National Women’s Law Center and Labor Council for Latin American Advancement Demand Reinstatement of Pay Transparency Rule Intended to Combat Wage Discrimination
WASHINGTON, D.C. — Democracy Forward and the National Women’s Law Center (NWLC) filed a lawsuit today against the Trump Administration on behalf of NWLC and the Labor Council for Latin American Advancement for illegally rolling back critical pay transparency requirements intended to root out discrimination and close the wage gap. The suit, which was filed against the Office of Management and Budget (OMB), the Equal Employment Opportunity Commission (EEOC), and government officials, seeks to reinstate the requirement that companies with 100 or more employees report how much they pay their workers by race, gender, and ethnicity.
The suit, filed in the U.S. District Court for the District of Columbia, follows the Trump Administration’s abrupt reversal in August 2017 of the previously approved EEOC collection of employee pay data. This equal pay data collection was the result of a six-year process, which included multiple lengthy public notice and comment periods. Even though the EEOC determined that collecting this pay data was “necessary” to enforce equal pay laws, the Administration claimed it had no “practical utility” and eliminated this essential tool with virtually no explanation and no opportunity for public comment. As a result, the roughly 60,886 employers covered by the rule—who collectively employ 63 million workers—are empowered to continue to shield race and gender pay gaps from scrutiny.

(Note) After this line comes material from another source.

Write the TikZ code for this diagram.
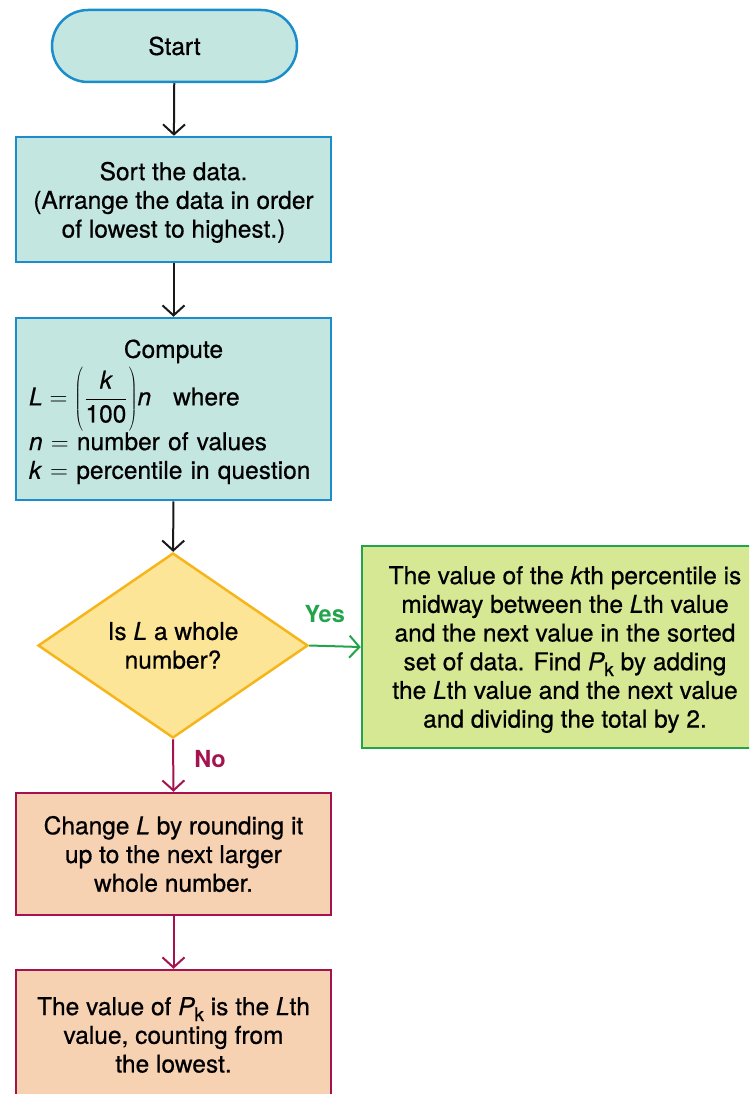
\documentclass[tikz,border=0pt]{standalone}
\usepackage{fontspec}
\usepackage{graphicx}
\setmainfont{TeX Gyre Heros}[UprightFeatures={FakeBold=0.6}, ItalicFeatures={FakeBold=0.6}]
\usetikzlibrary{shapes.geometric,arrows.meta}
\definecolor{tealfill}{HTML}{C4E6E1}
\definecolor{tealline}{HTML}{1B8DCB}
\definecolor{yelfill}{HTML}{FDE597}
\definecolor{yelline}{HTML}{F6B51A}
\definecolor{grnfill}{HTML}{D6E893}
\definecolor{grnline}{HTML}{22A44B}
\definecolor{pinkfill}{HTML}{F6D1B2}
\definecolor{pinkline}{HTML}{A5134F}
\newcommand{\mainfnt}{\fontsize{24.5}{28.7}\selectfont}
\newcommand{\Pk}{\textit{P}\kern-0.5pt\raisebox{-6pt}{\fontsize{19}{19}\selectfont k}}
\newcommand{\myLP}{\vcenter{\hbox{\scalebox{1}[1.18]{$\left(\vrule height 21pt depth 21pt width 0pt\right.$}}}}
\newcommand{\myRP}{\vcenter{\hbox{\scalebox{1}[1.18]{$\left.\vrule height 21pt depth 21pt width 0pt\right)$}}}}
\tikzset{
  basebox/.style={rectangle, line width=2.5pt, align=center, inner sep=0pt, font=\mainfnt, text=black},
  bluebox/.style={basebox, draw=tealline, fill=tealfill},
  greenbox/.style={basebox, draw=grnline, fill=grnfill},
  pinkbox/.style={basebox, draw=pinkline, fill=pinkfill},
  decision/.style={diamond, line width=2.5pt, draw=yelline, fill=yelfill, align=center, inner sep=0pt, font=\mainfnt},
  arr/.style={line width=2pt, -{Straight Barb[length=10pt,width=22pt]}},
  lbl/.style={font=\fontsize{23.5}{23.5}\selectfont\bfseries, inner sep=0pt},
}
\begin{document}
\begin{tikzpicture}[x=1pt,y=-1pt]
\useasboundingbox (0,0) rectangle (749,1094);
\clip (0,0) rectangle (749,1094);

\node[bluebox, rounded corners=36pt, minimum width=245pt, minimum height=72pt] (start) at (174.5,46) {Start};
\node[bluebox, minimum width=315pt, minimum height=125pt] (sort) at (173.5,199.5)
  {\rule{0pt}{24pt}Sort the data.\\(Arrange the data in order\\of lowest to highest.)};
\node[bluebox, minimum width=315pt, minimum height=182pt, text width=289pt, align=left] (comp) at (173.5,409)
  {\rule{0pt}{24pt}\makebox[\linewidth][c]{Compute}\\[3pt]
   $\mbox{\itshape L} = \myLP\displaystyle\frac{\mbox{\itshape k}}{\mbox{100}}\myRP\mbox{\itshape n}$\hspace{22pt}where\\[0pt]
   \textit{n} $=$ number of values\\
   \textit{k} $=$ percentile in question};
\node[decision, minimum width=270pt, minimum height=185pt, aspect=1.46] (dec) at (173,645.5)
  {Is \textit{L} a whole\\number?};
\node[greenbox, minimum width=406pt, minimum height=202pt] (yes) at (565,647)
  {\rule{0pt}{23pt}The value of the \textit{k}th percentile is\\
   midway between the \textit{L}th value\\
   and the next value in the sorted\\
   set of data. Find \Pk{} by adding\\
   the \textit{L}th value and the next value\\
   and dividing the total by 2.};
\node[pinkbox, minimum width=315pt, minimum height=122pt] (chg) at (173.5,854)
  {Change \textit{L} by rounding it\\up to the next larger\\whole number.};
\node[pinkbox, minimum width=315pt, minimum height=130pt] (last) at (173.5,1035)
  {The value of \Pk{} is the \textit{L}th\\value, counting from\\the lowest.};

\draw[arr, black!90] (start) -- (sort);
\draw[arr, black!90] (sort) -- (comp);
\draw[arr, black!90] (comp) -- (dec);
\draw[arr, grnline] (dec.east) -- (yes.west) node[lbl, text=grnline, pos=0.3, anchor=base, yshift=23.5pt] {Yes};
\draw[arr, pinkline] (dec.south) -- (chg.north) node[lbl, text=pinkline, pos=0.545, anchor=base west, xshift=20pt] {No};
\draw[arr, pinkline] (chg) -- (last);
\end{tikzpicture}
\end{document}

“If it wasn’t clear before, it’s crystal clear now: women–and the families relying on women’s paychecks–are at the bottom of the Trump Administration’s agenda,” said Emily Martin, NWLC General Counsel and Vice President for Workplace Justice. “By stopping the equal pay data collection, this Administration has shown that its loyalties lie with corporate employers who want to hide pay discrimination under the rug. We will not allow this to go unchallenged.”
Despite President Trump’s claim that women will “make the same if you do as good a job” as men, U.S. women currently are paid $0.80 for every dollar their white male counterparts make. For women of color this gap is even bigger, with Latina and African-American women making $0.54 and $0.63 on the dollar, respectively, compared to white, non-Hispanic men.
“Workers’ rights are under attack by the Trump Administration and Latinas are among the most adversely affected,” said Hector E. Sanchez Barba, Executive Director of the Labor Council for Latin American Advancement. “Latinas are a growing force in the labor market but over a 40-year career will be paid over $1 million less than white, male workers—and the Trump Administration’s decision makes it easier for this underpayment to go unchecked.”
“The Trump Administration has shown that it is willing to take illegal actions to suppress the facts about pay discrimination and shut down a key tool needed to close the wage gap,” said Democracy Forward Executive Director Anne Harkavy. “In an economy where 40 percent of mothers are either the sole or primary breadwinners in their homes, President Trump isn’t just shortchanging women, he’s shortchanging entire families and communities.”
This press release was published together with the National Women’s Law Center and the Labor Council for Latin American Advancement.
The National Women’s Law Center is a non-profit organization that has been working since 1972 to advance and protect women’s equality and opportunity. The Center focuses on major policy areas of importance to women and their families including economic security, education, employment and health, with special attention given to the concerns of low-income women.
The Labor Council for Latin American Advancement (LCLAA) is the leading national organization for Latino(a) workers and their families. LCLAA was born in 1972 out of the need to educate, organize and mobilize Latinos in the labor movement and has expanded its influence to organize Latinos in an effort to impact workers’ rights and their influence in the political process. LCLAA represents the interest of more than 2 million Latino workers in the American Federation of Labor-Congress of Industrial Organizations (AFL-CIO), The Change to Win Federation, Independent Unions and all its membership.
Democracy Forward is a nonprofit legal organization that scrutinizes Executive Branch activity across policy areas represents clients in litigation to challenge unlawful actions, and educates the public when the White House or federal agencies break the law.